_Exercise_
Copy every line of the entries that includes the word "page".

Data extracted from a collection:
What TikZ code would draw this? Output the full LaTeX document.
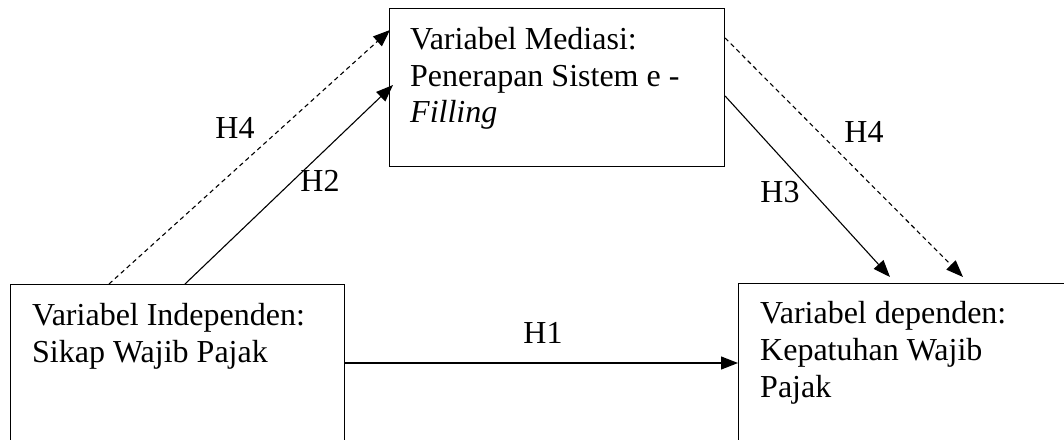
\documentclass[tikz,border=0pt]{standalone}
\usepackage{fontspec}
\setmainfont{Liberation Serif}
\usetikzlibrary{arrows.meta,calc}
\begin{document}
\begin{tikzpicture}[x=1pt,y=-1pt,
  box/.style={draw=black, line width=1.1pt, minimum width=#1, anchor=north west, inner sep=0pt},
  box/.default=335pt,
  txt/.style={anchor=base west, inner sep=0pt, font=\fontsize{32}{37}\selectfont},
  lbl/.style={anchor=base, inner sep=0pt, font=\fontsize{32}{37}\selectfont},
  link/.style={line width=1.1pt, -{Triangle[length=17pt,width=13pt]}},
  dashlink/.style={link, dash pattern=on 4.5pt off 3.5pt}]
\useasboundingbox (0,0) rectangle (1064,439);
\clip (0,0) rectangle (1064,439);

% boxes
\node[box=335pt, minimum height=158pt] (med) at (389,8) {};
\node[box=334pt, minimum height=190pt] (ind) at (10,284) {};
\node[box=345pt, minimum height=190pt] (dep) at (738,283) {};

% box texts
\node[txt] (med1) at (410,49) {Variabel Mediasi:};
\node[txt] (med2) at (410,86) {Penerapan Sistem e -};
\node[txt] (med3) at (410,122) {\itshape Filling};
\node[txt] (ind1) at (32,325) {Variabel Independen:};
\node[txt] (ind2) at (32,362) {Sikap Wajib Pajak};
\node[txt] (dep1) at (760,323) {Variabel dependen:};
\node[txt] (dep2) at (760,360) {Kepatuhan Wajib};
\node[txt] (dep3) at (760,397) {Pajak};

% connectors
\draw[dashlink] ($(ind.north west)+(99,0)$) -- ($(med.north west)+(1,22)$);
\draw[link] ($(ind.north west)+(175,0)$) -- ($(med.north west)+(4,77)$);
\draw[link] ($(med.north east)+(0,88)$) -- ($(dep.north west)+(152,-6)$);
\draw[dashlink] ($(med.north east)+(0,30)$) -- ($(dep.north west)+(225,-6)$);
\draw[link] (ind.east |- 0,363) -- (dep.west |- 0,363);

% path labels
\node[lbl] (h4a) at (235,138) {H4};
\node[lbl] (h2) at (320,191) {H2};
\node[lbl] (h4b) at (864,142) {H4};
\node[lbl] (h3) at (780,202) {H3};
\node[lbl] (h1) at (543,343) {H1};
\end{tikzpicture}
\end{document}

...

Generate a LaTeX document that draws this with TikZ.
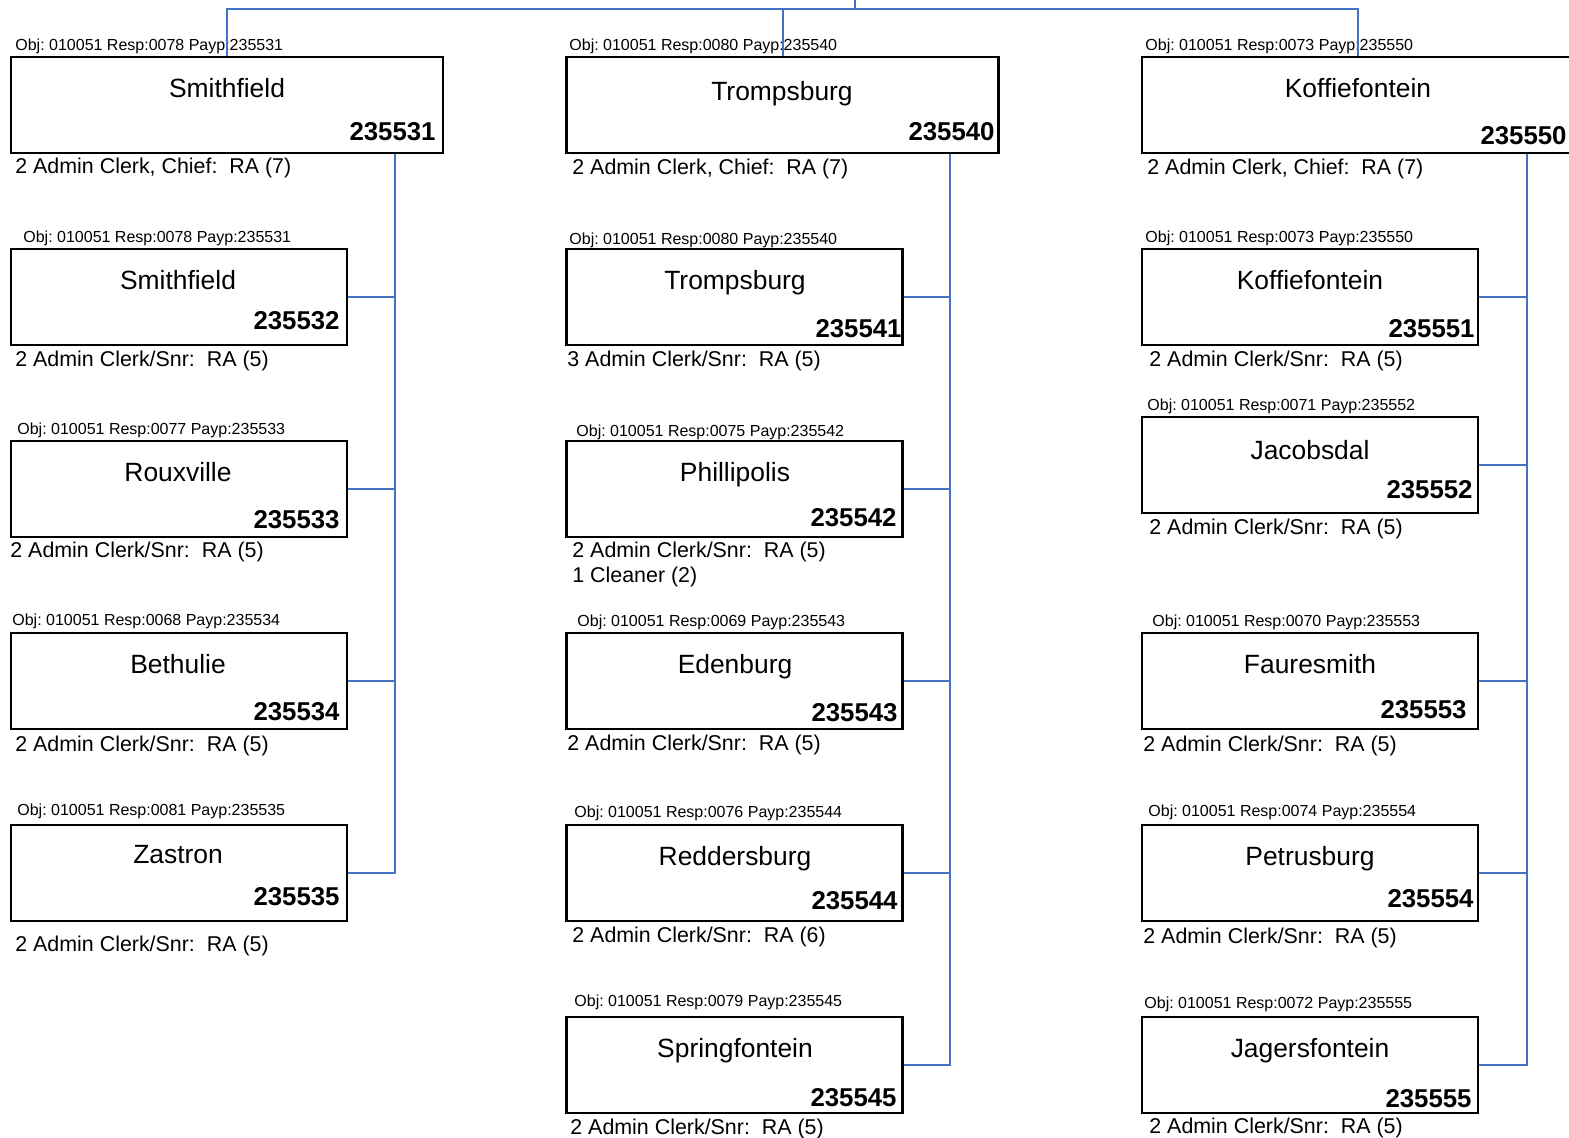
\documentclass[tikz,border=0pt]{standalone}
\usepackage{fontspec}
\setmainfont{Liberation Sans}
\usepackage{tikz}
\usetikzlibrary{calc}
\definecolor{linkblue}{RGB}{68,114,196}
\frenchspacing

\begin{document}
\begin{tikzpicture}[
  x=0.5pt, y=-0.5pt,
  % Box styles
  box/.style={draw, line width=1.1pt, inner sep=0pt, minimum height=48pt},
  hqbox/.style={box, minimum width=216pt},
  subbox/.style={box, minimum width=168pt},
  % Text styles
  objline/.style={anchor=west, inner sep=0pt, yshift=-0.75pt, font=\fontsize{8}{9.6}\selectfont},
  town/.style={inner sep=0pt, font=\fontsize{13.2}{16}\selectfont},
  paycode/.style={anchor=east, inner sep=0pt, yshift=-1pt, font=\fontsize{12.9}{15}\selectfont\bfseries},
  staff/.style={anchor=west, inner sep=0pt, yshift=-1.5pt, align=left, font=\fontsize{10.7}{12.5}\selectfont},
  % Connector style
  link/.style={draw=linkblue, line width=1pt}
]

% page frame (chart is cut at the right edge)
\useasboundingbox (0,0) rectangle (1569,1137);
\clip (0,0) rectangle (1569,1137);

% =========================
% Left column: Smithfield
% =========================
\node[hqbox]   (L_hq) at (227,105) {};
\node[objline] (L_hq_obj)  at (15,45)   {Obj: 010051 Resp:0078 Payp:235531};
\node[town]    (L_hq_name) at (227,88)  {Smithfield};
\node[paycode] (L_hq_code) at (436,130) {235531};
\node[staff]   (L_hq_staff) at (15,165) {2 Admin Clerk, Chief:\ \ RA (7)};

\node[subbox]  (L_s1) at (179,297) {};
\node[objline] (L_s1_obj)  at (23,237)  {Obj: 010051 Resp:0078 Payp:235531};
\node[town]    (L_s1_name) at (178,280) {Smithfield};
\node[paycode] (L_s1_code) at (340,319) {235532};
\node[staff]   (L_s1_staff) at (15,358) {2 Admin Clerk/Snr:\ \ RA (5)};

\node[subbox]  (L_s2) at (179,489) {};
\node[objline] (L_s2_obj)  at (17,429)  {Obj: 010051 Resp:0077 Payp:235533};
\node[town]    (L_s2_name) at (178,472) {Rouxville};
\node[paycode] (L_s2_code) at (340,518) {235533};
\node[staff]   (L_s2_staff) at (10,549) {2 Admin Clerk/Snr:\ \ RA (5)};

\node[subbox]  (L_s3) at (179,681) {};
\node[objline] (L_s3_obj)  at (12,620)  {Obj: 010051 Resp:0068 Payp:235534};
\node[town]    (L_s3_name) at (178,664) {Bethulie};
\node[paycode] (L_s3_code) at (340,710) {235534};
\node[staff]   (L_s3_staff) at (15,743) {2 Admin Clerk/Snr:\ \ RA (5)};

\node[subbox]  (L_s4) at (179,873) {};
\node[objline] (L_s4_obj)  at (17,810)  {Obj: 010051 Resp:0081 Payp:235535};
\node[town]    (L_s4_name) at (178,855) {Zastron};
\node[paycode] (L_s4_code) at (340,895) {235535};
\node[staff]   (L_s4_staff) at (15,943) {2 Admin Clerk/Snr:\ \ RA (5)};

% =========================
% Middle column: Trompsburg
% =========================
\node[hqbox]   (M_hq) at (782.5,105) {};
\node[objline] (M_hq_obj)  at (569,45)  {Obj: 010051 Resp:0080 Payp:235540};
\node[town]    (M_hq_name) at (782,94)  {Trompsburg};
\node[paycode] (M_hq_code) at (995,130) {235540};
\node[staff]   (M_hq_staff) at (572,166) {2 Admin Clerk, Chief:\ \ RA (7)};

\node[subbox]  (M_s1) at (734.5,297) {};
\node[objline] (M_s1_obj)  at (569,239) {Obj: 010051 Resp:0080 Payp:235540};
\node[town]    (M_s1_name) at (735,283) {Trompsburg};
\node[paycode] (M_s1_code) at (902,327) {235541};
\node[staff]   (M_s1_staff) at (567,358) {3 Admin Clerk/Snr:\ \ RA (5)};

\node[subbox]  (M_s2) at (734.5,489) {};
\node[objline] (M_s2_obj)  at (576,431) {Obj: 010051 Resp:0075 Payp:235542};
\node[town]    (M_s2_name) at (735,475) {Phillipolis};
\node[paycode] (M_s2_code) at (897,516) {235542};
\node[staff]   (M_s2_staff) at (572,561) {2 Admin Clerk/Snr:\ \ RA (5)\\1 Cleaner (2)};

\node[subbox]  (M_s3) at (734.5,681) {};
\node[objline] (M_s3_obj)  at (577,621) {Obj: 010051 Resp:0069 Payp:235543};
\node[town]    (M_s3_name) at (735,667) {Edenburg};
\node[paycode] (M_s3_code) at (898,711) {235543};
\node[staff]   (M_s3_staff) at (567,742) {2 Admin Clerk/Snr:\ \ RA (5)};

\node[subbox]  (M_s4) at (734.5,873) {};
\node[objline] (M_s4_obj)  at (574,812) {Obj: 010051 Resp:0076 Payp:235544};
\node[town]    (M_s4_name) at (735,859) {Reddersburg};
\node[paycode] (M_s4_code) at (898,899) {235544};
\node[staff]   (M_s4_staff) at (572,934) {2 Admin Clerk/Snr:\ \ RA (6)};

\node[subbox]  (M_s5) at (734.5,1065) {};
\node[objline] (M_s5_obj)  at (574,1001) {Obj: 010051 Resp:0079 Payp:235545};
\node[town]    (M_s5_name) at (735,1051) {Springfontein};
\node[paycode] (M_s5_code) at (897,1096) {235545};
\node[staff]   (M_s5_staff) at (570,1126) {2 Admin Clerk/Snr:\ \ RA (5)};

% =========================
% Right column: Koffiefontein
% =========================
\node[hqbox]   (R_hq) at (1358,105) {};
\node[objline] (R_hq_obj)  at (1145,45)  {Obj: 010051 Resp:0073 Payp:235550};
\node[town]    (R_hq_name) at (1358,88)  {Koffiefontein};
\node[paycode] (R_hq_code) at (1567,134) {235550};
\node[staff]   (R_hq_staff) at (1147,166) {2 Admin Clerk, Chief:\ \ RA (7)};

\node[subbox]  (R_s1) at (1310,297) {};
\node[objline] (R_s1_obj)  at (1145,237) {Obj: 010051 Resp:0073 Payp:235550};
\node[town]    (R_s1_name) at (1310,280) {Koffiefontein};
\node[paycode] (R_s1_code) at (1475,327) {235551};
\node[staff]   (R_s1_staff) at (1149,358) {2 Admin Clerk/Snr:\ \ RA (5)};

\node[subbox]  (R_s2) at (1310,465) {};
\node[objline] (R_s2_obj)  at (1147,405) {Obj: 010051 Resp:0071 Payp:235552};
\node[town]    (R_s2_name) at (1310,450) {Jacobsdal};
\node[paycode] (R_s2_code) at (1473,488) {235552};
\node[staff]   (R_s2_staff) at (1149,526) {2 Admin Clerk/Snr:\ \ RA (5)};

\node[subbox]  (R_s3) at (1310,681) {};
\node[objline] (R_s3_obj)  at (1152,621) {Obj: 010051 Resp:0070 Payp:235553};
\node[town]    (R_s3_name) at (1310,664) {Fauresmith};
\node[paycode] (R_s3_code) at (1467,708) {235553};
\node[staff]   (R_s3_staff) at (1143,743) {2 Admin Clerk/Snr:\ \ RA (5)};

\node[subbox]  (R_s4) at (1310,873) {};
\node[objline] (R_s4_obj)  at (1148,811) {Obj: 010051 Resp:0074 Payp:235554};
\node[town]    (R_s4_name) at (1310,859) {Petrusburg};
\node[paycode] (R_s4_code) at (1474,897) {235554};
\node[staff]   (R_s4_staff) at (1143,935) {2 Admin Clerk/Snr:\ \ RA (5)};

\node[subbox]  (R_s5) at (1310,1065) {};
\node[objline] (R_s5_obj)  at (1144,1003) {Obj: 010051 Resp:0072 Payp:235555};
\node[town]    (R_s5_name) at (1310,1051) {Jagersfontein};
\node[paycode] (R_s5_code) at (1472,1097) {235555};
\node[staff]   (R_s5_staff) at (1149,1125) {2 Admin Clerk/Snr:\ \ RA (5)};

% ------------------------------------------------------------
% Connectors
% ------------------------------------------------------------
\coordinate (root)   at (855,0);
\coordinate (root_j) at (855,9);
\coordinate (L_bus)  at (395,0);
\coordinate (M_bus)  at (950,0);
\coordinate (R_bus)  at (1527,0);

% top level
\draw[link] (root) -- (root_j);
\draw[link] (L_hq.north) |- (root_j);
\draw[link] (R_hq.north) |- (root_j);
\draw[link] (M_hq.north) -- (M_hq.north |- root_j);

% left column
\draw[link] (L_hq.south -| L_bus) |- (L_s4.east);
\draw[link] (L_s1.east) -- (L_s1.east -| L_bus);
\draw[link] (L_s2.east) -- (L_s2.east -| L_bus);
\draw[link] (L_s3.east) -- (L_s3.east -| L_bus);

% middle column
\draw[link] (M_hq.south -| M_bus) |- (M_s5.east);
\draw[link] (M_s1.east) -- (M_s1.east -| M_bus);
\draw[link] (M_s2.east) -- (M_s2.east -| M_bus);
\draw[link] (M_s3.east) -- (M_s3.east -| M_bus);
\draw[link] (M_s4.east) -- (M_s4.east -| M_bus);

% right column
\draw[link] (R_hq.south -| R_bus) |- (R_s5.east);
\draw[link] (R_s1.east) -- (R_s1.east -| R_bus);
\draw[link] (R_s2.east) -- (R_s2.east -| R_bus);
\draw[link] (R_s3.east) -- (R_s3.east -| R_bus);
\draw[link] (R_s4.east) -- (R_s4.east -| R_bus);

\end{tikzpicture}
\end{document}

* * *

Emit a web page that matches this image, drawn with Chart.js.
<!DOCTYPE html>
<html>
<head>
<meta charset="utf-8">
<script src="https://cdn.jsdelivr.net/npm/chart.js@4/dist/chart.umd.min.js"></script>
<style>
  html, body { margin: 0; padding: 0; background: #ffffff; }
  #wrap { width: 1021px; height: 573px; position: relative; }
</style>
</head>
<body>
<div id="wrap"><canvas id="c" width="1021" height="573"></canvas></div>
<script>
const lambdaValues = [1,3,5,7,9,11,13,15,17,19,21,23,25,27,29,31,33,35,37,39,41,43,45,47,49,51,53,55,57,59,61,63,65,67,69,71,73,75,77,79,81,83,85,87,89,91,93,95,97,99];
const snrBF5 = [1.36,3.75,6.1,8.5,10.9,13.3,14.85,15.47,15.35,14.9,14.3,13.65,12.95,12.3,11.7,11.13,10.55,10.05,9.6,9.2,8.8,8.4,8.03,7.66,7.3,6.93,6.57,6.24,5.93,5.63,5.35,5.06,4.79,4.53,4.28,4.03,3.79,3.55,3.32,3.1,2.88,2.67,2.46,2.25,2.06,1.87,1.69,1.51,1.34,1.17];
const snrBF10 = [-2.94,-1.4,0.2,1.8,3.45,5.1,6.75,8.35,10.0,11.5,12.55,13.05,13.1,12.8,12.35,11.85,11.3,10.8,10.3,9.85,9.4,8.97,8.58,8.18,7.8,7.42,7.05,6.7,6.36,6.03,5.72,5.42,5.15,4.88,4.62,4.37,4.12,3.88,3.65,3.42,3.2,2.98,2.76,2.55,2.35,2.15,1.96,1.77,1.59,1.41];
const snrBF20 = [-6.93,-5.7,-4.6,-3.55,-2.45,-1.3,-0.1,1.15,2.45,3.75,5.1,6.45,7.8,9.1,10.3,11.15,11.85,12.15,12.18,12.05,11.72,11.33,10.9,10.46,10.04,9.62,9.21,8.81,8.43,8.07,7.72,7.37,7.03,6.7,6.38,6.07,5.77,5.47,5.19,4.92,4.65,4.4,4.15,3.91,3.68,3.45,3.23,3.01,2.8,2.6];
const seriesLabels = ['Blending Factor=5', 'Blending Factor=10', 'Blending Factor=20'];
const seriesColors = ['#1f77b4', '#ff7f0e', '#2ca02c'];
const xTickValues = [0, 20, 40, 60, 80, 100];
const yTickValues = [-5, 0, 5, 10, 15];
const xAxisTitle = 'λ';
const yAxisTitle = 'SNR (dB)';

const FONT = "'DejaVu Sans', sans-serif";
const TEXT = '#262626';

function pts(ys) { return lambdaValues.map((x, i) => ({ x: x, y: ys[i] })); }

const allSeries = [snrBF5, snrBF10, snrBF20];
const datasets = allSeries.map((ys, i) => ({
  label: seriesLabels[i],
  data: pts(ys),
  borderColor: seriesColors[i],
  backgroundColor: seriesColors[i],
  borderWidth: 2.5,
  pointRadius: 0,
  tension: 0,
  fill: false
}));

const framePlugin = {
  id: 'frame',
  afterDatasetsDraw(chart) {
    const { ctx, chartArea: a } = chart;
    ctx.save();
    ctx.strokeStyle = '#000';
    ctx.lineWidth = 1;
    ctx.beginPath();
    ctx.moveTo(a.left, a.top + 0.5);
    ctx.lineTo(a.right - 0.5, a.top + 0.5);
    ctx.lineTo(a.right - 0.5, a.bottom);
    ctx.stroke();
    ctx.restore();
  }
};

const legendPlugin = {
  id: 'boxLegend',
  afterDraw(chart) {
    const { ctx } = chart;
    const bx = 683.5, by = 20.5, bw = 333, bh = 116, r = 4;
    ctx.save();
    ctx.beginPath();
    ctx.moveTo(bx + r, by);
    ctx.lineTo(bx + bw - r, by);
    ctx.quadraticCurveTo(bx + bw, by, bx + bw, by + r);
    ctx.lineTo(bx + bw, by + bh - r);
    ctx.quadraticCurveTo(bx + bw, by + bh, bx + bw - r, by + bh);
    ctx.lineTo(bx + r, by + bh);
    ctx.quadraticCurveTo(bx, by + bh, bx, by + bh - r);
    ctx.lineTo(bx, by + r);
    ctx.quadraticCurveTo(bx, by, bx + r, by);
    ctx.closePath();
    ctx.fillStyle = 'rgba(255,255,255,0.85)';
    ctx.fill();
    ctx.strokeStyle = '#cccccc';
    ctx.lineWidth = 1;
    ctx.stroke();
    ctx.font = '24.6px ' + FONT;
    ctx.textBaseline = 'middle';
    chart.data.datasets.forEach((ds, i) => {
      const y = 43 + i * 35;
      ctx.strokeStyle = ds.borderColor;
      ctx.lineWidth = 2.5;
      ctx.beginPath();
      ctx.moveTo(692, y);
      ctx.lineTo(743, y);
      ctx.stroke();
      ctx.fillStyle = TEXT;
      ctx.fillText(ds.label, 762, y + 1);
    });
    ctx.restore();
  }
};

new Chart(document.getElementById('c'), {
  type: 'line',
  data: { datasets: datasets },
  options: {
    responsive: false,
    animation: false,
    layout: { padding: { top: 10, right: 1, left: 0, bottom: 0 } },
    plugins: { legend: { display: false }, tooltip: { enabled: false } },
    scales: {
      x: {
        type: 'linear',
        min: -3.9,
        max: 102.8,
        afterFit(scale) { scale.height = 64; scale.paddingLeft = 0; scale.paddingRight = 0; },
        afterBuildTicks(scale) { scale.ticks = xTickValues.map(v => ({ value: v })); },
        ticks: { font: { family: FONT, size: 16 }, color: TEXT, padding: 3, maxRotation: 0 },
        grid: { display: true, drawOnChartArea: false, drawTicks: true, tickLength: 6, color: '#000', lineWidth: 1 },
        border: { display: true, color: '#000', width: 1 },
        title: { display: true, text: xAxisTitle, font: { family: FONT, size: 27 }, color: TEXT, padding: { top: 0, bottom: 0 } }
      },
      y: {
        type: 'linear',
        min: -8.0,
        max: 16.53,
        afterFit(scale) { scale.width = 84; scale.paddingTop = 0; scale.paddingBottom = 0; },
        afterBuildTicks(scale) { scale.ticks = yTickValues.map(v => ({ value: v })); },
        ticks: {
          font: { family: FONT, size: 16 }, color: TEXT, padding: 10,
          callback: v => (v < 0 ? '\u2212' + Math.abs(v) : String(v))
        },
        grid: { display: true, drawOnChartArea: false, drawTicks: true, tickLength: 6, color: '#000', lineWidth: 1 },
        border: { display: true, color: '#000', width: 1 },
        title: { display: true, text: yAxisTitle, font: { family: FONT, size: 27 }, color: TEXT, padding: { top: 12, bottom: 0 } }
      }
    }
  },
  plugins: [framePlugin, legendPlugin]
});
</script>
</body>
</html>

_Solution for this exercise_
% page frame (chart is cut at the right edge)
Emit a web page that matches this image, drawn with Chart.js.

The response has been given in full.